Bir anne, bir nine, bir hala, bir komşu…
Onlar belli adlarını yazmadılar ama tarihe emekleriyle kazındılar.
Yazıhan’da kadın olmak, geçmişin yükünü bugünün umuduyla taşımaktır.
Ben biliyorum ki bu kadınlar, halı tezgahlarının ardından hayata dokunmaya devam edecekler.
Sevgili Kudret, yazını büyük bir zevkle okudum. Konuya okuyucunun dikkatini çekmeyi çok iyi becermiş burguların çok isabetli. Yazının edebi yönü de çok iyi. Bence yazmaya devam etmelisin. Anlatmaya çalıştığın konuları çarpıcı bir hale getirmeyi ve okuyucuyu yazının konusuna yönlendirmeyi iyi beceriyorsun. Seni bir yazar olarak görmek istiyoruz. Selamlar sevgiler. Dr. Gencettin Öner Yazar.

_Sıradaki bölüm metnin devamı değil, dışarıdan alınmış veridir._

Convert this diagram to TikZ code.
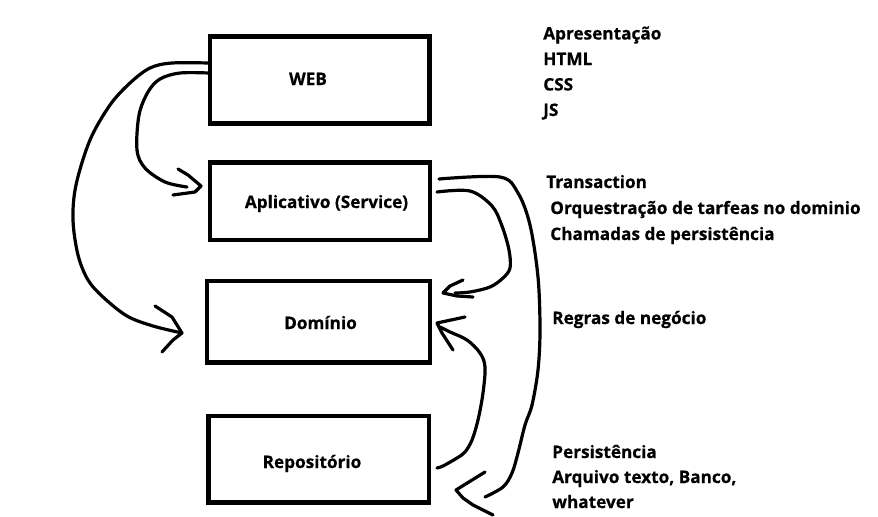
\documentclass[tikz,border=0pt]{standalone}
\usepackage{fontspec}
\setmainfont{Open Sans}[BoldFeatures={FakeBold=0.6}]
\usetikzlibrary{calc}
\begin{document}
\begin{tikzpicture}[x=0.75pt,y=-0.75pt,
  box/.style={draw, line width=3.4pt, minimum width=#1, inner sep=0pt, outer sep=0pt},
  lbl/.style={font=\bfseries\fontsize{12.9}{15}\selectfont, inner sep=0pt, anchor=base west},
  intxt/.style={font=\bfseries\fontsize{12.9}{15}\selectfont, inner sep=0pt, anchor=base},
  hand/.style={line width=2.4pt, line cap=round, line join=round}]
\useasboundingbox (0,0) rectangle (878,517);
% boxes
\node[box=164.6pt, minimum height=65.2pt] (web) at (319.75,80) {};
\node[box=165pt, minimum height=58.1pt] (apl) at (320,201.25) {};
\node[box=167.2pt, minimum height=61.1pt] (dom) at (318.5,321.75) {};
\node[box=165.4pt, minimum height=64.9pt] (rep) at (318.75,459.25) {};
% box texts
\node[intxt] (webt) at (308,85) {WEB};
\node[intxt] (aplt) at (326.5,208) {Aplicativo (Service)};
\node[intxt] (domt) at (320.5,329) {Domínio};
\node[intxt] (rept) at (312,468) {Repositório};
% side texts
\node[lbl] (t1) at (543,39.5) {Apresentação};
\node[lbl] (t2) at (543,65) {HTML};
\node[lbl] (t3) at (543,90.5) {CSS};
\node[lbl] (t4) at (543,116) {JS};
\node[lbl] (t5) at (546,188) {Transaction};
\node[lbl] (t6) at (550,214) {Orquestração de tarfeas no dominio};
\node[lbl] (t7) at (550,240) {Chamadas de persistência};
\node[lbl] (t8) at (552,324) {Regras de negócio};
\node[lbl] (t9) at (552,458) {Persistência};
\node[lbl] (t10) at (552,483) {Arquivo texto, Banco,};
\node[lbl] (t11) at (552,508) {whatever};
% connector end points
\coordinate (a1s) at ($(web.north west)!0.42!(web.south west)$);
\coordinate (a2s) at ($(web.north west)!0.305!(web.south west)$);
\coordinate (a1t) at (201,186);
\coordinate (a2t) at (182,333);
\coordinate (a3s) at (437,192);
\coordinate (a3t) at (443,293);
\coordinate (a4s) at (439,179);
\coordinate (a4t) at (456,490);
\coordinate (a5s) at (437,468);
\coordinate (a5t) at (437,323);
% WEB -> Aplicativo
\draw[hand] plot[smooth, tension=0.55] coordinates {(a1s) (180,73) (160,79) (148,92) (139,115) (137,150) (145,168) (165,182) (187,187)};
\draw[hand] (178,169) -- (188,175) -- (a1t) -- (195,192) -- (173,195);
% WEB -> Dominio
\draw[hand] plot[smooth, tension=0.55] coordinates {(a2s) (172,63) (150,68) (130,83) (110,105) (90,140) (76,185) (73,220) (78,255) (88,280) (103,297) (127,316) (153,326) (a2t)};
\draw[hand] (155,306) -- (172,317) -- (a2t) -- (173,340) -- (162,352);
% Aplicativo -> Dominio
\draw[hand] plot[smooth, tension=0.55] coordinates {(a3s) (470,191) (492,206) (502,226) (509,250) (510,268) (503,278) (490,287) (470,292) (455,293)};
\draw[hand] (463,280) -- (450,286) -- (a3t) -- (457,296) -- (473,297);
% Aplicativo -> Repositorio
\draw[hand] plot[smooth, tension=0.55] coordinates {(a4s) (500,177) (518,193) (530,225) (538,277) (540,330) (538,370) (532,405) (525,425) (518,453) (512,473) (503,487) (485,497)};
\draw[hand] (485,472) -- (a4t) -- (463,498) -- (473,505) -- (493,515);
% Repositorio -> Dominio
\draw[hand] plot[smooth, tension=0.55] coordinates {(a5s) (443,466) (457,458) (465,452) (472,440) (478,420) (483,393) (485,367) (480,353) (467,340) (450,332) (440,327)};
\draw[hand] (465,317) -- (a5t) -- (442,333) -- (453,350);
\end{tikzpicture}
\end{document}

Ayakta dik durmak için önce biraz öne eğilmek ve bazen de tutunmak gerekiyor. Sonrası artık ayakta dimdik durursun. İşte o tutunacak her ne ise yada eğilecek kadar sabır.
Emeğinize sağlık…
Çok güzel olmuş..
Çok başarılı…
Evet ben hayatımda yakinen tanıma ve takdir etme, sevme ve saygıda, hürmette kusur etmemeye çalıştım sevgili anneme, anneanneme, babaanneme, bibilerime ve yengelerime(amojın ve halojın)…
Bu güzel yazınız için size çok teşekkür ediyorum, başta annem ile sevgili Merhum anneniz(bibim) olmak üzere vefat etmişlere rahmet ile yaşayanlara sağlık ve afiyet ile birlikte bereketli bir yaşam diliyorum…
Yazı çok dokunaklı ve akıcı bir dille yazılmış. Daha önemlisi Türkçenin çok iyi bir şekilde makalede kendini belli ediyor. Heviyamın ewe ku tı Kurdi ji zanıbe. Slav u rez
Kudret abla çok güzel bir yazıyla çok güzel bir anlatımla yazıhan’da kadın olmayı anlatmışsın eline emeğine sağlık çok teşekkür ederim
Gerçekten annelerimiz herbiri birer kahramandı. Emekleri çoktu.